I remember once reading a quote about how once people learn the "error of their ways" in a given lifestyle, they turn vehemently, almost dogmatically against it, preaching the dangers of it to anyone who will listen. When I read this, it was applied to things like alcoholism, religion, things like that, but I think to an extent that's what people do regarding the "youth of today."
Because do a lot of kids at young ages start smoking, drinking, partying, doing drugs, having sex, etc.? Yes.
But I know for a fact that my parents did most of the same things. I know because they've told me. I know that my mom slept around when she was about 18, and that my dad started smoking and drinking when he was 12 and was doing drugs when he was 16, and I know that both my parents went to parties, and both my parents did things that would have appalled their parents if they had known. And now that they've grown up and realize how reckless they were being with their own lives and futures, they are in the mindset that they know better and the youths just don't understand and don't listen--when really, that's a lesson, they seem to forget, that they learned the long way themselves.
I think there is SOME truth to the notion that the upcoming generations are doing more "bad" things, only in the sense that society is a little bit more liberal on what is acceptable behavior and what is not. Just for one example, sex at 16 isn't as huge a deal now as it was thirty years ago; whether there are more people having sex at younger ages now than then, I don't know, but it's something people are more open about now. There are activist campaigns against slut-shaming. The downside to that--the part that makes the "problems with the youth today" seem so much more exaggerated according to older generations--is that the media picks up on things like this and glamorizes them, so that it seems like, according to the media, almost every young person is engaging in reckless activity; and when that media image is portrayed everywhere, more and more young people will pick up on it, assume that's what being young is supposed to be, and the easily influenced will follow along, thus making it a bigger problem than it needs to be.

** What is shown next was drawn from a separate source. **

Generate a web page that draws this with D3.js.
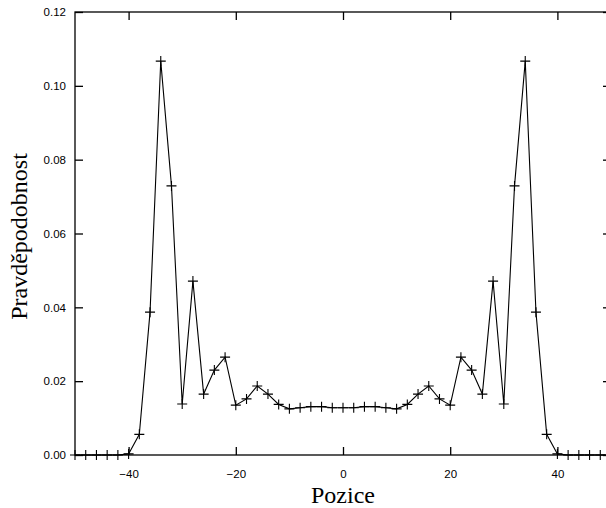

Really, every generation does things the previous wouldn't have liked. Every generation rebels about the same amount, I would wager; just in different ways, so that what was rebellion to my parents would be acceptable to them if I were to do it now, but what I find acceptable (due primarily to cultural changes over the last few decades) may be seen as rebellion by them. (Or, you know, some kids just genuinely want to deliberately rebel--but so did some of our parents.)
Sorry to have practically written a novel here. I hope my point was coherent.